Para auxiliar nas ocorrências, os membros recebem diversos tipos de treinamentos, com base na característica de cada local. Preservação ambiental, noções básicas de meteorologia, análise de riscos geológicos e estruturais são alguns dos módulos aplicados. Morador do bairro Capuava, em Santo André, Ivan Fernandes Pires, 33 anos, é um dos coordenadores do núcleo comunitário do local, que é composto por 40 pessoas. O bairro é caracterizado pela Defesa Civil como risco tecnológico, por conta da proximidade com o Polo Petroquímico.

“Durante a temporada de chuvas, ficamos sempre alerta nas previsões metereológicas que são enviadas para os voluntários. Todos os membros são treinados para atuarem em casos de emergência, seja geológica ou tecnológica e, assim, poderem auxiliarem os vizinhos. É essencial que as pessoas tenham noções básicas de primeiros socorros e prevenção de riscos. É um trabalho coletivo e essencial, não apenas nas temporadas de chuvas”. Sócio de Pires na empresa de treinamentos de primeiros socorros, Malcoln Douglas Rafael, 48, também é membro do Nupdec Capuava, mesmo sem morar no local, e realiza ao lado do parceiro busca ativa na comunidade para ampliar o número de membros. “É um trabalho de formiguinha, vamos de casa em casa, levando informação e mostrando a importância do núcleo”, conta.

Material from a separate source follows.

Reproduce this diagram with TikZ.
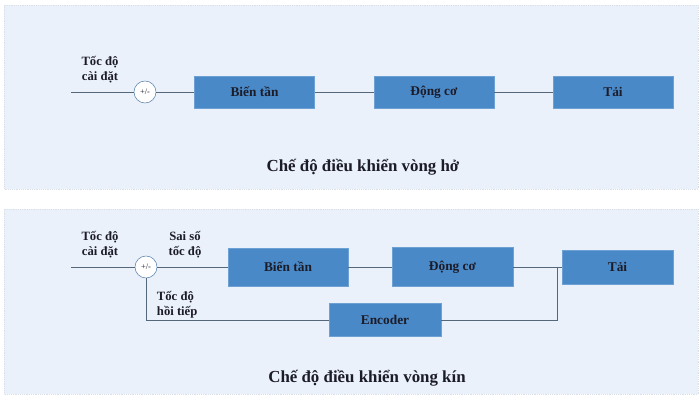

A diretora da Defesa Civil de Santo André, Priscila de Oliveira, explica que os Nupdecs são o elo mais importante do sistema de prevenção de riscos. “É a própria comunidade que sofre os impactos de um desastre e não conseguimos estar em todos os lugares ao mesmo tempo. O principal papel do voluntário é identificar os sinais para evitar desastres e ajudar a salvar as pessoas”, conta. O município andreense possui 230 membros em nove comunidades. A última atuação do Nupdec foi no início de dezembro do ano passado, quando um integrante do Morro da Kibon alertou o órgão sobre o risco de inundação de uma área. “Alguém realizou o descarte irregular de entulho na calha de drenagem localizada na comunidade e, após o aviso, conseguimos retirar o material. O voluntário ajudou a evitar que as casas fossem inundadas.”